Prominent investor Mario Gabelli, the second-largest shareholder in National Fuel Gas Co., is pushing the Amherst energy company to spin off its utility business from the company’s oil and natural gas drilling and pipeline businesses.
Gabelli said he is thinking about submitting a proposal recommending that the utility business be split off from National Fuel’s pipeline and drilling businesses that would be put up for a vote at the company’s next annual shareholder’s meeting, which likely will be held in February or March of next year.
And because Gabelli’s investment company, Gamco Investors, owns 9.17 percent of National Fuel’s stock, second only to the 10 percent stake held by the Vanguard family of mutual funds, his interest in splitting off the utility business isn’t something that the energy company’s management can easily ignore.
“It’s a question of enhancing the underlying value of the company,” said Gabelli, who disclosed his interest in submitting a shareholder proposal in a Securities and Exchange Commission filing earlier this week. “Right now, we think National Fuel Gas at $70 is significantly undervalued.”
National Fuel’s stock, which has gained 22 percent over the past year, closed Friday down 22 cents, or 0.3 percent, at $72.59.
To Gabelli, National Fuel’s three main businesses, while all deeply rooted in the natural gas industry, each has unique characteristics that appeal to different types of investors.
Its solidly profitable but slow-growing utility business appeals to conservative investors attracted by the company’s 2 percent dividend yield. Its gas pipeline and storage business is slightly riskier than the utility unit but has a growing appetite for cash as National Fuel expands its pipeline network to move gas from the Marcellus Shale region in Pennsylvania to gas-hungry markets elsewhere.

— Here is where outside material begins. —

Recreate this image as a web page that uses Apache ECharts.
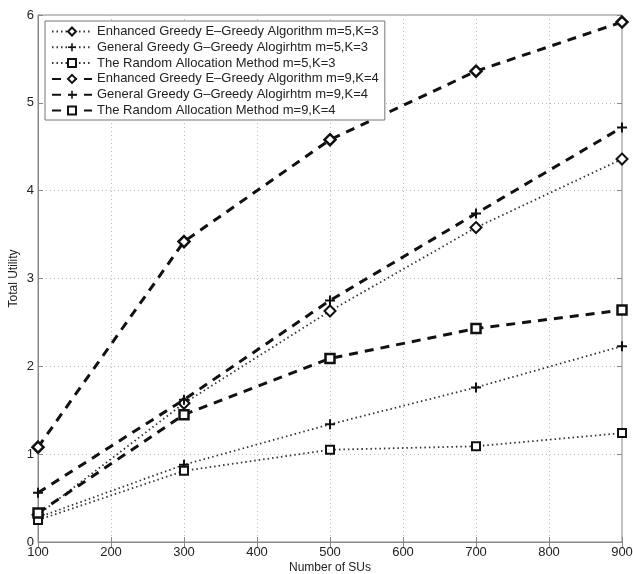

Its oil and gas drilling business is the riskiest of all but offers the greatest growth potential because of the company’s vast land holdings in the Marcellus Shale region. As the company’s shale gas drilling operations have skyrocketed over the past six years, that part of the business has taken on a more dominant role in National Fuel’s overall scope.
That shift prompted Moody’s Investors Service to downgrade some of the company’s debt earlier this week. “The growth in the unregulated businesses has impacted the company’s business risk profile,” said Stuart Miller, a Moody’s analyst, who also noted that the underlying performance of each of National Fuel’s three main businesses has remained strong.
National Fuel executives declined to comment on Gabelli’s interest in shaking up the structure of the company. “Because we are in a quiet period before the release of our quarterly earnings on May 8th, we’re not in a position to have any discussion on this matter,” said Karen Merkel, a National Fuel spokeswoman.
Gabelli said he thinks National Fuel’s management, first under former chief executive David Smith and now under current CEO Ronald Tanski, has done a good job. “We like Smith. We like Tanski. We voted for the directors,” Gabelli said. “We think they have a great asset and they’ve done a great job.”
But Gabelli also said that he thinks the overall value of National Fuel would be greater if the company were separated into two or three separate pieces that would make those units more of a pure-play within their niche in the natural gas market.
The notion isn’t without precedent. Oneok, an Oklahoma-based company, earlier this year completed a spin-off of its utility business into a new entity called One Gas while keeping its oil pipeline business.
Tanski rejected the idea of spinning off National Fuel’s utility business last summer in comments he made shortly after Oneok announced its utility spin-off.
“We’ve worked hard through the years to create a lean organization to run our regulated operations. And we believe that many synergies would be lost by divesting or separating our utility from our pipeline and storage operations,” he said in an August conference call with investors and analysts.
“Even though the utility is becoming a smaller portion of the consolidated company due to the growth of the other segments, the predictable nature of the utility operations and the stable nature of the cash flows provide significant support to our credit rating and help fund our ongoing dividends,” he said during the call. “So we’re not considering a spin or divestment of the utility.”
But National Fuel executives have said they have been considering another option, which could involve shifting non-utility businesses into master limited partnerships. Those partnerships have become popular in the energy industry over the past 10 years because of the tax advantages they offer.
Energy companies are drawn to master limited partnerships because they are not taxed at the federal level, which lowers their cost of capital and allows them to invest more in infrastructure, while also retaining management’s control over the business. As a result, MLPs have been especially popular for cash-generating pipeline companies.
The partnerships also appeal to investors because they typically pay higher dividends than a typical company and frequently carry a higher valuation than utility stocks.
While National Fuel has shown interest in setting up a master limited partnership, Tanski previously has said he thinks the company can meet its immediate capital needs through its existing structure. He has said the company’s interest in an MLP would increase if natural gas prices rise, spurring further shale gas production and accelerating the need to build costly new pipelines.